Yes it freezes very well, Freeze in single portions and you can just bring them as-is in your bentos!

portion size

Sorry another question here. What would be a single portion size? Assuming one cup of rice to go with it. 1 oz. or 2 tablespoons or more? Thanks.

It really depends on how

It really depends on how salty you make it, but generally 1 or 2 tablespoons should be enough for 1 cup of rice.

Re: It really depends on how

Is that one cup of rice after it has been cooked, or a cup of rice before cooking?

Re: It really depends on how

That is 1 cup of cooked rice.

Small problem...

I really really want to make this furikake, but I have a small problem.

We very very often buy raw, but frozen salmon fillets, so I always have salmon on hand. The only problem, though, is that they don’t have skin.

How should I cook it since it doesn’t have skin?
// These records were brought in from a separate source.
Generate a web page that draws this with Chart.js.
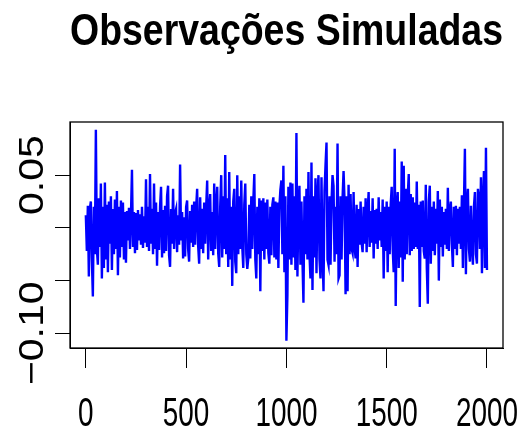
<!DOCTYPE html>
<html>
<head>
<meta charset="utf-8">
<script src="https://cdn.jsdelivr.net/npm/chart.js@4/dist/chart.umd.min.js"></script>
<style>
  html, body { margin: 0; padding: 0; background: #fff; }
  #wrap { width: 527px; height: 429px; }
</style>
</head>
<body>
<div id="wrap"><canvas id="chart"></canvas></div>
<script>
const obsValues = [
  0.012, -0.022, 0.021, -0.046, 0.018, 0.025, -0.03, -0.065, 0.02, -0.025,
  0.093, -0.02, -0.035, 0.028, -0.018, 0.042, -0.048, 0.02, -0.038, 0.043,
  -0.03, 0.022, -0.042, 0.025, -0.015, 0.03, -0.04, 0.018, -0.025, 0.027,
  -0.02, 0.035, -0.045, 0.02, -0.028, 0.026, -0.018, 0.024, -0.03, 0.015,
  -0.033, 0.016, -0.012, 0.019, -0.02, 0.012, 0.055, -0.018, 0.015, -0.024,
  0.014, -0.021, 0.017, -0.012, 0.013, -0.016, 0.02, -0.019, 0.011, -0.014,
  0.046, -0.018, 0.02, -0.022, 0.051, -0.015, 0.018, -0.025, 0.042, -0.02,
  0.024, -0.036, 0.015, -0.021, 0.02, 0.039, -0.028, 0.017, -0.024, 0.021,
  -0.022, 0.03, 0.04, -0.026, -0.037, 0.018, -0.015, 0.037, -0.02, 0.014,
  0.018, -0.023, 0.012, -0.016, 0.06, -0.012, 0.015, -0.029, 0.01, -0.027,
  0.02, 0.026, -0.02, -0.032, 0.016, -0.014, 0.022, -0.018, 0.025, -0.016,
  0.019, 0.037, -0.017, -0.034, 0.029, -0.02, 0.018, -0.024, 0.024, -0.015,
  0.02, 0.045, -0.03, 0.018, 0.032, -0.022, 0.015, -0.026, 0.042, -0.02,
  0.022, 0.039, -0.024, -0.037, 0.02, 0.05, -0.028, 0.03, -0.02, 0.069,
  -0.025, 0.028, -0.037, 0.053, -0.03, 0.02, -0.055, 0.025, 0.037, -0.032,
  -0.043, 0.05, -0.025, 0.03, -0.02, 0.045, -0.018, -0.038, 0.022, 0.042,
  -0.025, -0.039, -0.029, 0.022, -0.029, 0.03, -0.02, 0.025, 0.051, -0.03,
  -0.048, 0.02, -0.025, 0.028, -0.06, 0.026, -0.022, 0.028, -0.03, 0.024,
  -0.02, 0.027, -0.024, -0.034, 0.02, -0.026, 0.022, 0.029, -0.028, 0.025,
  -0.03, 0.024, -0.038, 0.02, 0.036, 0.045, -0.025, 0.059, -0.042, 0.03,
  -0.107, -0.064, 0.039, -0.03, 0.043, -0.035, 0.042, -0.028, 0.03, -0.04,
  0.09, -0.046, 0.02, 0.04, -0.035, 0.025, -0.03, -0.071, 0.03, -0.025,
  0.037, -0.03, 0.053, -0.025, -0.048, 0.062, -0.059, 0.03, -0.028, 0.047,
  -0.043, 0.03, 0.05, -0.03, -0.048, 0.048, -0.025, -0.06, 0.035, 0.059,
  0.081, -0.03, -0.035, 0.03, -0.035, 0.025, 0.05, 0.04, -0.032, 0.02,
  -0.025, 0.08, -0.048, -0.045, 0.03, -0.03, 0.028, 0.054, 0.025, -0.063,
  0.03, -0.06, 0.041, -0.025, 0.032, -0.02, -0.024, 0.034, -0.018, -0.029,
  0.022, -0.037, 0.018, -0.016, 0.025, -0.014, -0.023, 0.02, -0.015, 0.028,
  -0.023, 0.015, 0.034, -0.018, 0.016, -0.014, 0.028, -0.029, 0.017, -0.015,
  0.018, -0.02, 0.029, -0.012, 0.015, -0.018, 0.027, -0.048, 0.02, -0.022,
  0.025, -0.042, 0.02, -0.025, 0.022, 0.039, -0.02, -0.042, 0.075, -0.074,
  0.02, 0.034, -0.038, 0.025, -0.028, 0.063, -0.051, 0.059, -0.03, 0.037,
  -0.025, 0.03, 0.051, -0.026, 0.032, -0.022, 0.029, -0.02, 0.024, -0.018,
  0.044, -0.02, 0.022, -0.075, 0.025, -0.018, 0.026, -0.022, -0.029, 0.041,
  -0.038, -0.072, 0.025, 0.04, -0.034, 0.02, -0.022, 0.025, -0.026, 0.018,
  -0.015, 0.035, -0.05, 0.027, -0.018, 0.02, -0.027, 0.015, -0.016, 0.018,
  -0.02, 0.038, -0.022, 0.016, 0.025, -0.015, -0.037, 0.02, -0.02, 0.021,
  -0.026, 0.018, -0.015, 0.02, -0.02, 0.031, -0.038, 0.02, 0.075, -0.044,
  0.022, 0.037, -0.02, -0.032, 0.021, -0.018, -0.035, 0.02, 0.034, -0.025,
  -0.034, 0.037, 0.028, -0.02, 0.048, -0.043, 0.025, 0.054, -0.038, 0.076,
  -0.04
];
const obsStep = 5;
const obsTime = obsValues.map((v, i) => i * obsStep);

const xTickValues = [0, 500, 1000, 1500, 2000];
const xTickLabels = ['0', '500', '1000', '1500', '2000'];
const yTickValues = [-0.10, -0.05, 0, 0.05];
const yTickLabels = ['\u22120.10', '', '', '0.05'];   // R hides the two that would overlap

const titleText = 'Observações Simuladas';

// axis range like R (data range + 4%)
const xMin = -78.96, xMax = 2079.96;
const yMin = -0.1139, yMax = 0.1004;

// the original picture is squeezed sideways: x labels get narrow, rotated y labels get thin
const squeezeX = 0.68;
const squeezeY = 0.85;
const tickFont = '41px "Liberation Sans", Arial, sans-serif';

// box round the plot + tick labels drawn from the scales
const rPlotBox = {
  id: 'rPlotBox',
  afterDraw(chart) {
    const { ctx, chartArea: a, scales } = chart;
    ctx.save();
    ctx.strokeStyle = '#000';
    ctx.lineWidth = 1.3;
    ctx.strokeRect(a.left, a.top, a.right - a.left, a.bottom - a.top);

    ctx.fillStyle = '#000';
    ctx.font = tickFont;
    ctx.textAlign = 'center';
    ctx.textBaseline = 'alphabetic';

    xTickValues.forEach((v, i) => {
      const px = scales.x.getPixelForValue(v);
      ctx.save();
      ctx.translate(px, 426);
      ctx.scale(squeezeX, 1);
      ctx.fillText(xTickLabels[i], 0, 0);
      ctx.restore();
    });

    yTickValues.forEach((v, i) => {
      if (!yTickLabels[i]) return;
      const py = scales.y.getPixelForValue(v);
      ctx.save();
      ctx.translate(43, py);
      ctx.rotate(-Math.PI / 2);
      ctx.scale(1, squeezeY);
      ctx.fillText(yTickLabels[i], 0, 0);
      ctx.restore();
    });
    ctx.restore();
  }
};

new Chart(document.getElementById('chart'), {
  type: 'line',
  data: {
    datasets: [{
      data: obsValues.map((v, i) => ({ x: obsTime[i], y: v })),
      borderColor: '#0000ff',
      borderWidth: 2.4,
      pointRadius: 0,
      tension: 0,
      fill: false
    }]
  },
  options: {
    responsive: true,
    maintainAspectRatio: false,
    animation: false,
    layout: { padding: { left: 70, right: 24, top: 0, bottom: 0 } },
    plugins: {
      legend: { display: false },
      tooltip: { enabled: false },
      title: {
        display: true,
        text: titleText,
        color: '#000',
        font: { family: '"Liberation Sans Narrow", "Liberation Sans", Arial', size: 45, weight: 'bold', lineHeight: 1 },
        padding: { top: 10, bottom: 67 }
      }
    },
    scales: {
      x: {
        type: 'linear',
        min: xMin, max: xMax,
        afterBuildTicks: (s) => { s.ticks = xTickValues.map(v => ({ value: v })); },
        afterFit: (s) => { s.height = 81; },
        ticks: { display: false },
        grid: { drawOnChartArea: false, drawTicks: true, tickLength: 20, color: '#000', lineWidth: 1 },
        border: { display: true, color: '#000', width: 1 }
      },
      y: {
        type: 'linear',
        min: yMin, max: yMax,
        afterBuildTicks: (s) => { s.ticks = yTickValues.map(v => ({ value: v })); },
        afterFit: (s) => { s.width = 0; },
        ticks: { display: false },
        grid: { drawOnChartArea: false, drawTicks: true, tickLength: 15, color: '#000', lineWidth: 1 },
        border: { display: true, color: '#000', width: 1 }
      }
    }
  },
  plugins: [rPlotBox]
});
</script>
</body>
</html>
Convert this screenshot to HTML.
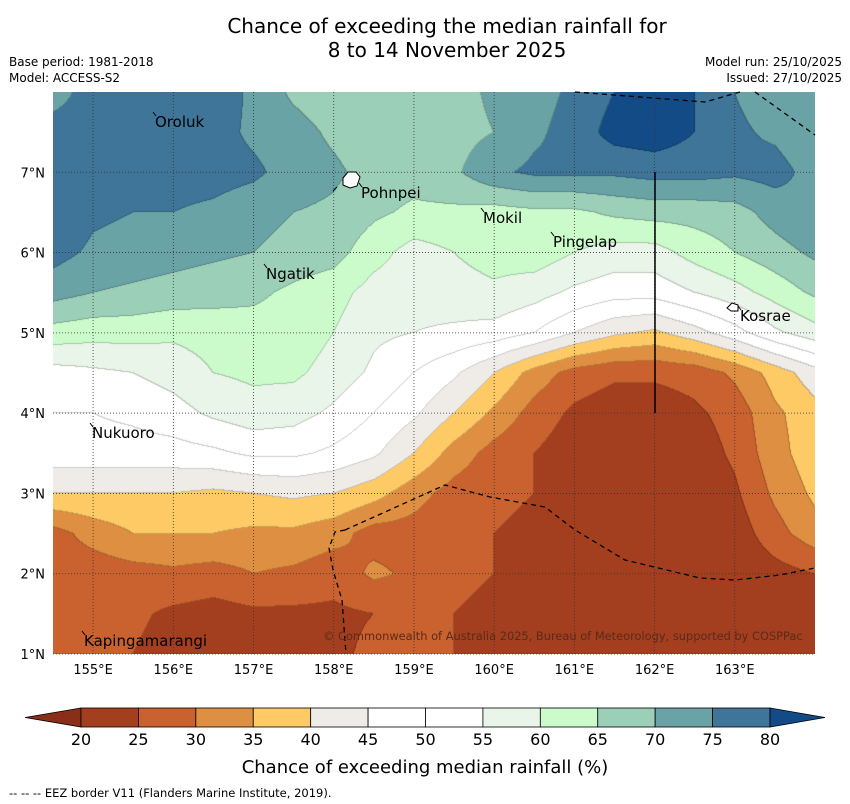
<!DOCTYPE html>
<html><head><meta charset="utf-8">
<style>
body{margin:0;background:#fff;width:850px;height:804px;overflow:hidden;font-family:"DejaVu Sans",sans-serif;}
#wrap{position:relative;width:850px;height:804px;}
canvas{position:absolute;left:53px;top:92px;}
svg{position:absolute;left:0;top:0;}
</style></head><body>
<div id="wrap">
<canvas id="map" width="762" height="562"></canvas>
<svg id="ov" width="850" height="804"></svg>
</div>
<script>
const lons=[154.5,155,155.5,156,156.5,157,157.5,158,158.5,159,159.5,160,160.5,161,161.5,162,162.5,163,163.5,164];
const lats=[8,7.5,7,6.5,6,5.5,5,4.5,4,3.5,3,2.5,2,1.5,1];
const r80=[73,77,78,79,78,74,69,67,67,67,68,71,73,76,80,82,80,75,72,71];
const r75=[77,77,78,80,77,74,72,69,67,67,68,70,74,77,82,83,80,76,74,71];
const r70=[77,77,77,77,77,76,73,71,68,67,69,74,76,76,76,77,77,76,77,73];
const r65=[80,76,75,75,74,72,70,69,66,64,64,63,64,64,66,67,67,68,72,75];
const r60=[77,74,73,72,71,70,68,67,62,58,60,62,63,60,58,58,62,65,68,71];
const r55=[72,70,69,68,67,66,64,62,58,57,58,59,57,54,52,52,55,58,62,66];
const r50=[63,62,62,61,62,63,63,60,56,55,54,53,50,45,41,39,43,48,54,58];
const r45=[53,54,55,57,60,61,61,58,54,50,46,40,33,28,26,26,27,31,37,43];
const r40=[50,50,51,53,56,58,57,54,50,46,40,34,28,24,22,22,24,27,34,38];
const r35=[48,48,48,48,49,51,51,49,46,40,33,28,25,22,21,21,22,26,33,38];
const r30=[40,40,40,40,39,40,41,40,37,32,28,26,25,23,21,21,21,24,31,36];
const r25=[28,32,35,35,35,34,34,32,28,28,26,25,24,22,21,21,21,22,28,33];
const r20=[27,27,28,29,28,30,29,27,31,29,26,25,23,22,21,21,21,21,23,25];
const r15=[26,26,26,24,23,24,24,24,25,26,25,24,22,21,21,21,21,21,23,24];
const r10=[26,26,25,23,22,22,23,24,26,26,25,24,22,21,21,21,21,21,22,23];
const grid=[r80,r75,r70,r65,r60,r55,r50,r45,r40,r35,r30,r25,r20,r15,r10];
const levels=[20,25,30,35,40,45,50,55,60,65,70,75,80];
const colors=["#8a2e17","#a33f1f","#c9622f","#df8f42","#fdca66","#efebe7","#ffffff","#ffffff","#eaf5e9","#cbfbcb","#9ccfb7","#6aa3a6","#3e7598","#134b86"];
const tickLons=[155,156,157,158,159,160,161,162,163];
const tickLats=[1,2,3,4,5,6,7];

const W=762,H=562,lon0=154.5,lon1=164,lat0=8,lat1=1;
const xOf=lon=>53+(lon-lon0)/(lon1-lon0)*W;
const yOf=lat=>92+(lat0-lat)/(lat0-lat1)*H;
function val(lon,lat){
  let c=(lon-lons[0])/0.5, r=(lats[0]-lat)/0.5;
  c=Math.max(0,Math.min(lons.length-1.0001,c)); r=Math.max(0,Math.min(lats.length-1.0001,r));
  const c0=Math.floor(c),r0=Math.floor(r),fc=c-c0,fr=r-r0;
  const a=grid[r0][c0],b=grid[r0][c0+1],d=grid[r0+1][c0],e=grid[r0+1][c0+1];
  return a*(1-fc)*(1-fr)+b*fc*(1-fr)+d*(1-fc)*fr+e*fc*fr;
}
function band(v){let i=0;while(i<levels.length&&v>=levels[i])i++;return i;}
function hex(h){return [parseInt(h.substr(1,2),16),parseInt(h.substr(3,2),16),parseInt(h.substr(5,2),16)];}
const rgb=colors.map(hex);
const cv=document.getElementById('map'),ctx=cv.getContext('2d');
const img=ctx.createImageData(W,H);
const B=new Uint8Array(W*H);
for(let y=0;y<H;y++)for(let x=0;x<W;x++){
  const lon=lon0+(x+0.5)/W*(lon1-lon0), lat=lat0-(y+0.5)/H*(lat0-lat1);
  B[y*W+x]=band(val(lon,lat));
}
for(let y=0;y<H;y++)for(let x=0;x<W;x++){
  const i=y*W+x,b=B[i];let c=rgb[b];
  const edge=(x<W-1&&B[i+1]!==b)||(y<H-1&&B[i+W]!==b);
  const k=(i*4);
  if(edge){img.data[k]=c[0]*0.8;img.data[k+1]=c[1]*0.8;img.data[k+2]=c[2]*0.8;}
  else{img.data[k]=c[0];img.data[k+1]=c[1];img.data[k+2]=c[2];}
  img.data[k+3]=255;
}
ctx.putImageData(img,0,0);

const NS='http://www.w3.org/2000/svg';
const ov=document.getElementById('ov');
function mk(tag,attrs,parent){const e=document.createElementNS(NS,tag);for(const k in attrs)e.setAttribute(k,attrs[k]);(parent||ov).appendChild(e);return e;}
function txt(x,y,s,size,anchor,name,extra){const t=mk('text',Object.assign({x:x,y:y,'font-size':size,'text-anchor':anchor||'start','font-family':'DejaVu Sans, sans-serif',fill:'#000'},extra||{}));t.textContent=s;

return t;}

tickLons.forEach(l=>{const ln=mk('line',{x1:xOf(l),x2:xOf(l),y1:92,y2:654,stroke:'#333','stroke-width':0.8,'stroke-dasharray':'1,2'});


 txt(xOf(l),674,l+'°E',13,'middle','x-tick-label');});
tickLats.forEach(l=>{const ln=mk('line',{x1:53,x2:815,y1:yOf(l),y2:yOf(l),stroke:'#333','stroke-width':0.8,'stroke-dasharray':'1,2'});


 txt(45,yOf(l)+5,l+'°N',13,'end','y-tick-label');});

const eez=[["M575,92 L705,102 L740,92"],["M755,92 L815,135"],["M345,530 L445,485 L490,497 L545,507 L575,530 L625,560 L700,578 L735,580 L780,575 L815,568"],["M345,530 L335,532 L329,548 L333,570 L342,600 L346,654"]];
eez.forEach(p=>{const e=mk('path',{d:p[0],fill:'none',stroke:'#000','stroke-width':1.3,'stroke-dasharray':'5,4'});

});
const vl=mk('line',{x1:655,x2:655,y1:172,y2:413,stroke:'#000','stroke-width':1.5});


const isl1=mk('path',{d:'M343,178 L348,172 L356,172 L360,177 L357,186 L350,188 L343,185 Z',fill:'#fff',stroke:'#000','stroke-width':1});


const isl2=mk('path',{d:'M727,308 L732,303 L738,305 L738,311 L731,311 Z',fill:'#fff',stroke:'#000','stroke-width':1});


mk('line',{x1:333,y1:191,x2:337,y2:187,stroke:'#000'});
[["Oroluk",155,127],["Pohnpei",361,198],["Mokil",483,223],["Pingelap",553,247],["Ngatik",266,279],["Kosrae",740,321],["Nukuoro",92,438],["Kapingamarangi",84,646]].forEach(p=>{
 txt(p[1],p[2],p[0],15,'start','place-label');
 mk('line',{x1:p[1]-2,y1:p[2]-15,x2:p[1]+1,y2:p[2]-11,stroke:'#000','stroke-width':1});
});
txt(323,640,'© Commonwealth of Australia 2025, Bureau of Meteorology, supported by COSPPac',11.4,'start','copyright',{fill:'#5a2a1a'});

txt(447,33,'Chance of exceeding the median rainfall for',20,'middle','chart-title');
txt(447,57,'8 to 14 November 2025',20,'middle','chart-subtitle');
txt(9,66,'Base period: 1981-2018',12,'start','base-period');
txt(9,82,'Model: ACCESS-S2',12,'start','model-name');
txt(842,66,'Model run: 25/10/2025',12,'end','model-run');
txt(842,82,'Issued: 27/10/2025',12,'end','issued-date');

const cbL=81,cbR=770,cbY=708,cbH=19,seg=(cbR-cbL)/12;
const lt=mk('path',{d:`M${cbL},${cbY} L25,${cbY+cbH/2} L${cbL},${cbY+cbH} Z`,fill:colors[0],stroke:'#000','stroke-width':0.8});


for(let i=0;i<12;i++){const r=mk('rect',{x:cbL+i*seg,y:cbY,width:seg,height:cbH,fill:colors[i+1],stroke:'#000','stroke-width':0.8});

}
const rt=mk('path',{d:`M${cbR},${cbY} L825,${cbY+cbH/2} L${cbR},${cbY+cbH} Z`,fill:colors[13],stroke:'#000','stroke-width':0.8});


levels.forEach((l,i)=>txt(cbL+i*seg,745,String(l),16,'middle','colorbar-tick-label'));
txt(425,773,'Chance of exceeding median rainfall (%)',18,'middle','colorbar-title');
txt(9,797,'--  --  -- EEZ border V11 (Flanders Marine Institute, 2019).',11.5,'start','eez-legend');
</script>
</body></html>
Does that make a difference?

Thanks! Asuri~

Sure, you can use skinless

Sure, you can use skinless salmon. You may have to add a bit of oil to the pan to prevent the salmon from sticking. Else, use a good nonstick pan.

Re: Homemade furikake no. 7: Salmon furikake (or Sake ...

What is mirin?

Re: Homemade furikake no. 7: Salmon furikake (or Sake ...

Mirin is a sweet fortified sake, a standard cooking ingredient in Japanese cooking. Avail. at Japanese grocery stores.

Re: Homemade furikake no. 7: Salmon furikake (or Sake ...

I lurve this recipe :) I was out of Sake so I used Chinese rice wine instead. It was still delicious!